While an index of euro zone manufacturing and service sector activity rose to a nine-month high, it still showed contraction in both areas. That's consistent with the 17-country euro zone shrinking by 0.5 percent in the fourth quarter. The HSBC flash PMI showed China's manufacturing sector expanded in December at its fastest pace in 14 months as new orders and employment rose, adding to evidence of a pick up in the economy that helped to boost market sentiment.
The data was "a further sign that the Chinese economy is already starting to recover," said Nikolaus Keis at UniCredit. Earlier on Friday, composite PMI data from Germany, Europe's largest economy, showed its private sector bounced back to growth for the first time in eight months in December.
In France, the downturn eased but the PMI held below 50 for the 10th straight month, indicating contraction. The regional euro zone PMI has been below the 50 mark for all but one of the past 16 months but the euro zone agreed a deal on Thursday to provide nearly 50 billion euros in long-delayed aid to Athens. The PMI for the euro zone's dominant service sector rose to 47.8 this month from 46.7, beating forecasts for a rise to 47.0.
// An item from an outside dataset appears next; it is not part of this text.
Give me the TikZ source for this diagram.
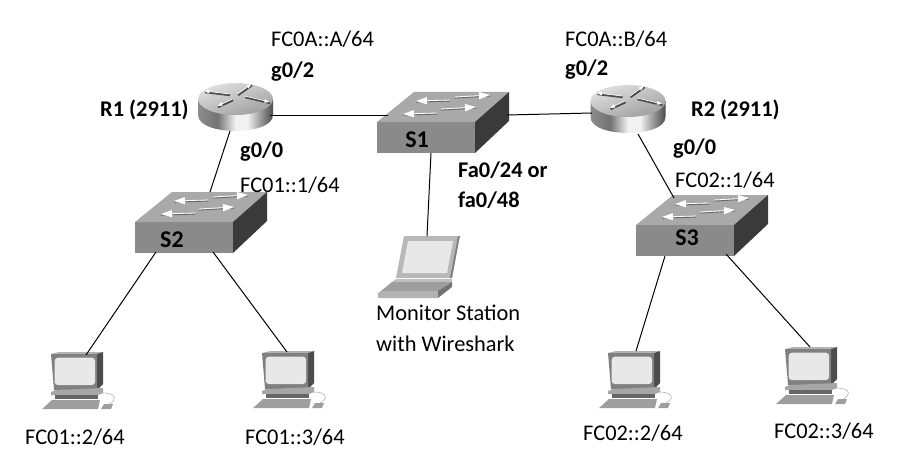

The continued downturn came despite firms cutting prices despite their costs rising - cutting into their margins - for the ninth month. Manufacturers, who led the bloc out of the last recession, fared little better. The factory PMI crept up to 46.3 from 46.2, missing forecasts for a steeper rise to 46.6.
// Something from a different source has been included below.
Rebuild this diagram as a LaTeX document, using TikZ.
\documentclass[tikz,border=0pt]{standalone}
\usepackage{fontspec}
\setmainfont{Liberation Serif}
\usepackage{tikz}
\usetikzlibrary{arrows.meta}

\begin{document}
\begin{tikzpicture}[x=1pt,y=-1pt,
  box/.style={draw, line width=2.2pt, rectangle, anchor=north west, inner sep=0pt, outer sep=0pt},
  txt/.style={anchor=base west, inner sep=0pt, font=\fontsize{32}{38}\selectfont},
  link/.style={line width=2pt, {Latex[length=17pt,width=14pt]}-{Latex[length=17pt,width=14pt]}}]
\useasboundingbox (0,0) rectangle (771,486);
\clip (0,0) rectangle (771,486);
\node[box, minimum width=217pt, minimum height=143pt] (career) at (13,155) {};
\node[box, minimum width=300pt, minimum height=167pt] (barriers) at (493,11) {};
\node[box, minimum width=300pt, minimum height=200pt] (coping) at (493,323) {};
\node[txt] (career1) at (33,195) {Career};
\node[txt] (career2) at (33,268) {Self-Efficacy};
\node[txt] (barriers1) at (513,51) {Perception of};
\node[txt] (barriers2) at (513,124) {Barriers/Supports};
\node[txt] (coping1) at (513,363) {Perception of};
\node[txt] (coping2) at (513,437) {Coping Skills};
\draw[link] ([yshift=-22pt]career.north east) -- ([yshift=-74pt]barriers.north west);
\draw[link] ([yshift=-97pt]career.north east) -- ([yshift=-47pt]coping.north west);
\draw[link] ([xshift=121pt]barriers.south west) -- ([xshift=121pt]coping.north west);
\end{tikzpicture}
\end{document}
But in a further sign the global economy might be improving, the rate of decline in new export orders from factories eased, with the sub-index at a nine-month high of 46.8. The euro zone economy contracted 0.2 percent in the second quarter and 0.1 percent in the third, meeting the technical definition of a recession and a Reuters poll last week predicted a 0.3 percent contraction in the current period. That would be slightly better than the PMIs published on Friday suggest.